### Challenge
Reproduce the data below in full and exclude every picture.

+ + + +

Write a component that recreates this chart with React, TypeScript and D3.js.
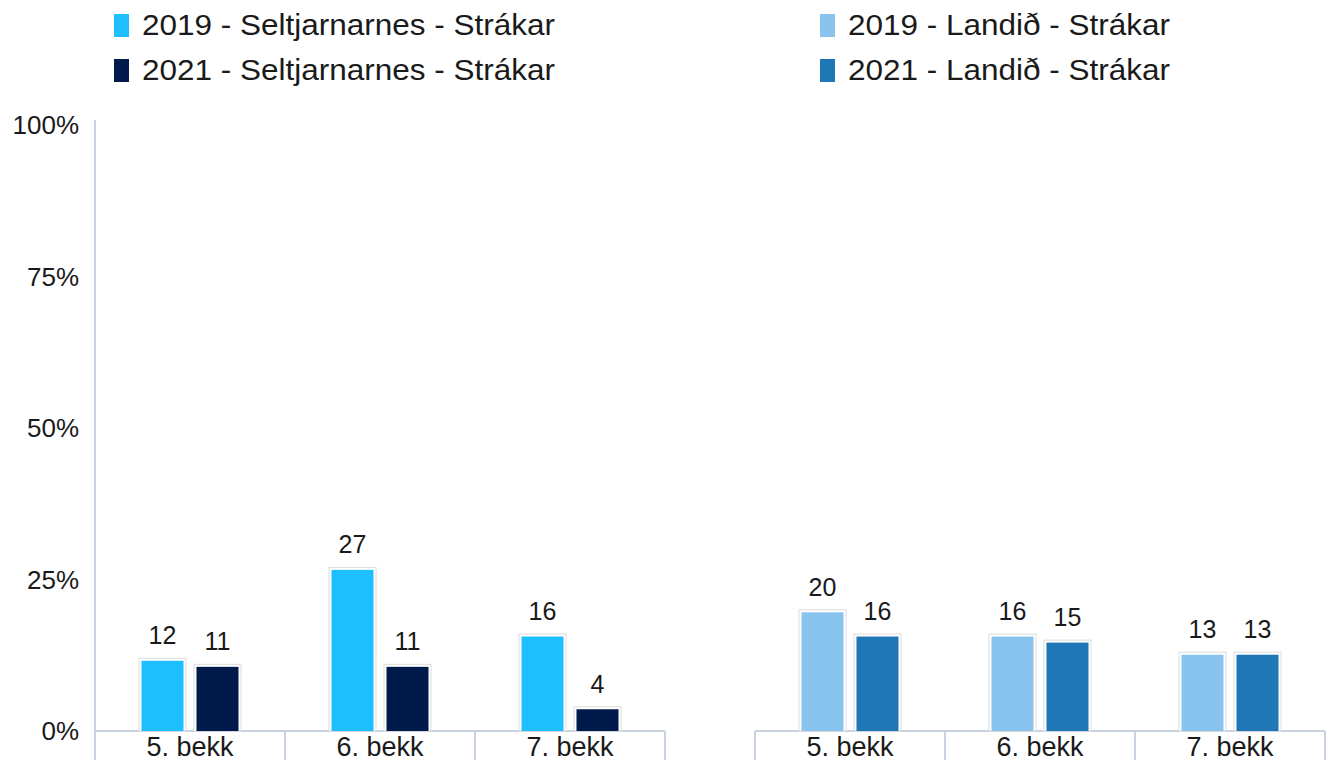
import React from "react";
import * as d3 from "d3";

const categories = ["5. bekk", "6. bekk", "7. bekk"];
const seltjarnarnes2019 = [12, 27, 16];
const seltjarnarnes2021 = [11, 11, 4];
const landid2019 = [20, 16, 13];
const landid2021 = [16, 15, 13];
const yTicks = [0, 25, 50, 75, 100];

const leftSeries = [
  { label: "2019 - Seltjarnarnes - Strákar", color: "#1ebfff", values: seltjarnarnes2019 },
  { label: "2021 - Seltjarnarnes - Strákar", color: "#001a4b", values: seltjarnarnes2021 },
];
const rightSeries = [
  { label: "2019 - Landið - Strákar", color: "#89c4ef", values: landid2019 },
  { label: "2021 - Landið - Strákar", color: "#1f78b5", values: landid2021 },
];

const W = 1337;
const H = 762;
const FONT = "'Liberation Sans', Arial, sans-serif";
const AXIS = "#c9d2e0";
const TEXT = "#1a1a1a";

const y = d3.scaleLinear().domain([0, 100]).range([731, 125]);

function Panel({ x0, x1, series, showY }) {
  const x = d3.scaleBand().domain(categories).range([x0, x1]).paddingInner(0).paddingOuter(0);
  const inner = d3
    .scaleBand()
    .domain(series.map((s, i) => String(i)))
    .range([0, x.bandwidth()])
    .paddingInner(0.145)
    .paddingOuter(0.8);
  const base = y(0);
  return (
    <g>
      {showY && (
        <g>
          <line x1={x0} x2={x0} y1={120} y2={760} stroke={AXIS} strokeWidth={2} />
          {yTicks.map((t) => (
            <text
              key={t}
              x={79}
              y={y(t) + 9}
              textAnchor="end"
              fontSize={26}
              fontFamily={FONT}
              fill={TEXT}
            >
              {t}%
            </text>
          ))}
        </g>
      )}
      <line x1={x0} x2={x1} y1={base} y2={base} stroke={AXIS} strokeWidth={2} />
      {[...categories.map((c) => x(c)), x1].map((t, i) => (
        <line key={i} x1={t} x2={t} y1={base} y2={760} stroke={AXIS} strokeWidth={2} />
      ))}
      {categories.map((c) => (
        <text
          key={c}
          x={x(c) + x.bandwidth() / 2}
          y={756}
          textAnchor="middle"
          fontSize={27}
          fontFamily={FONT}
          fill={TEXT}
        >
          {c}
        </text>
      ))}
      {series.map((s, si) =>
        s.values.map((v, ci) => {
          const bx = x(categories[ci]) + inner(String(si));
          const bw = inner.bandwidth();
          const top = y(v);
          return (
            <g key={`${si}-${ci}`}>
              <rect x={bx} y={top} width={bw} height={base - top} fill="#ffffff" stroke="#dcdcdc" strokeWidth={1} />
              <rect x={bx + 2.5} y={top + 2.5} width={bw - 5} height={base - top - 2.5} fill={s.color} />
              <text
                x={bx + bw / 2}
                y={top - 14}
                textAnchor="middle"
                fontSize={25}
                fontFamily={FONT}
                fill={TEXT}
              >
                {v}
              </text>
            </g>
          );
        })
      )}
    </g>
  );
}

function Legend({ x, series }) {
  return (
    <g>
      {series.map((s, i) => (
        <g key={s.label} transform={`translate(${x},${i * 45})`}>
          <rect x={0} y={14} width={15} height={23} fill={s.color} />
          <text
            transform="translate(28,35) scale(1.05,1)"
            fontSize={30}
            fontFamily={FONT}
            fill={TEXT}
          >
            {s.label}
          </text>
        </g>
      ))}
    </g>
  );
}

export default function App() {
  return (
    <svg
      width={W}
      height={H}
      style={{ position: "absolute", left: 0, top: 0, background: "#fff" }}
    >
      <Legend x={114} series={leftSeries} />
      <Legend x={820} series={rightSeries} />
      <Panel x0={95} x1={665} series={leftSeries} showY={true} />
      <Panel x0={755} x1={1325} series={rightSeries} showY={false} />
    </svg>
  );
}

+ + + +

### Complete output
Write a component that recreates this chart with React, TypeScript and D3.js.
import React from "react";
import * as d3 from "d3";

const categories = ["5. bekk", "6. bekk", "7. bekk"];
const seltjarnarnes2019 = [12, 27, 16];
const seltjarnarnes2021 = [11, 11, 4];
const landid2019 = [20, 16, 13];
const landid2021 = [16, 15, 13];
const yTicks = [0, 25, 50, 75, 100];

const leftSeries = [
  { label: "2019 - Seltjarnarnes - Strákar", color: "#1ebfff", values: seltjarnarnes2019 },
  { label: "2021 - Seltjarnarnes - Strákar", color: "#001a4b", values: seltjarnarnes2021 },
];
const rightSeries = [
  { label: "2019 - Landið - Strákar", color: "#89c4ef", values: landid2019 },
  { label: "2021 - Landið - Strákar", color: "#1f78b5", values: landid2021 },
];

const W = 1337;
const H = 762;
const FONT = "'Liberation Sans', Arial, sans-serif";
const AXIS = "#c9d2e0";
const TEXT = "#1a1a1a";

const y = d3.scaleLinear().domain([0, 100]).range([731, 125]);

function Panel({ x0, x1, series, showY }) {
  const x = d3.scaleBand().domain(categories).range([x0, x1]).paddingInner(0).paddingOuter(0);
  const inner = d3
    .scaleBand()
    .domain(series.map((s, i) => String(i)))
    .range([0, x.bandwidth()])
    .paddingInner(0.145)
    .paddingOuter(0.8);
  const base = y(0);
  return (
    <g>
      {showY && (
        <g>
          <line x1={x0} x2={x0} y1={120} y2={760} stroke={AXIS} strokeWidth={2} />
          {yTicks.map((t) => (
            <text
              key={t}
              x={79}
              y={y(t) + 9}
              textAnchor="end"
              fontSize={26}
              fontFamily={FONT}
              fill={TEXT}
            >
              {t}%
            </text>
          ))}
        </g>
      )}
      <line x1={x0} x2={x1} y1={base} y2={base} stroke={AXIS} strokeWidth={2} />
      {[...categories.map((c) => x(c)), x1].map((t, i) => (
        <line key={i} x1={t} x2={t} y1={base} y2={760} stroke={AXIS} strokeWidth={2} />
      ))}
      {categories.map((c) => (
        <text
          key={c}
          x={x(c) + x.bandwidth() / 2}
          y={756}
          textAnchor="middle"
          fontSize={27}
          fontFamily={FONT}
          fill={TEXT}
        >
          {c}
        </text>
      ))}
      {series.map((s, si) =>
        s.values.map((v, ci) => {
          const bx = x(categories[ci]) + inner(String(si));
          const bw = inner.bandwidth();
          const top = y(v);
          return (
            <g key={`${si}-${ci}`}>
              <rect x={bx} y={top} width={bw} height={base - top} fill="#ffffff" stroke="#dcdcdc" strokeWidth={1} />
              <rect x={bx + 2.5} y={top + 2.5} width={bw - 5} height={base - top - 2.5} fill={s.color} />
              <text
                x={bx + bw / 2}
                y={top - 14}
                textAnchor="middle"
                fontSize={25}
                fontFamily={FONT}
                fill={TEXT}
              >
                {v}
              </text>
            </g>
          );
        })
      )}
    </g>
  );
}

function Legend({ x, series }) {
  return (
    <g>
      {series.map((s, i) => (
        <g key={s.label} transform={`translate(${x},${i * 45})`}>
          <rect x={0} y={14} width={15} height={23} fill={s.color} />
          <text
            transform="translate(28,35) scale(1.05,1)"
            fontSize={30}
            fontFamily={FONT}
            fill={TEXT}
          >
            {s.label}
          </text>
        </g>
      ))}
    </g>
  );
}

export default function App() {
  return (
    <svg
      width={W}
      height={H}
      style={{ position: "absolute", left: 0, top: 0, background: "#fff" }}
    >
      <Legend x={114} series={leftSeries} />
      <Legend x={820} series={rightSeries} />
      <Panel x0={95} x1={665} series={leftSeries} showY={true} />
      <Panel x0={755} x1={1325} series={rightSeries} showY={false} />
    </svg>
  );
}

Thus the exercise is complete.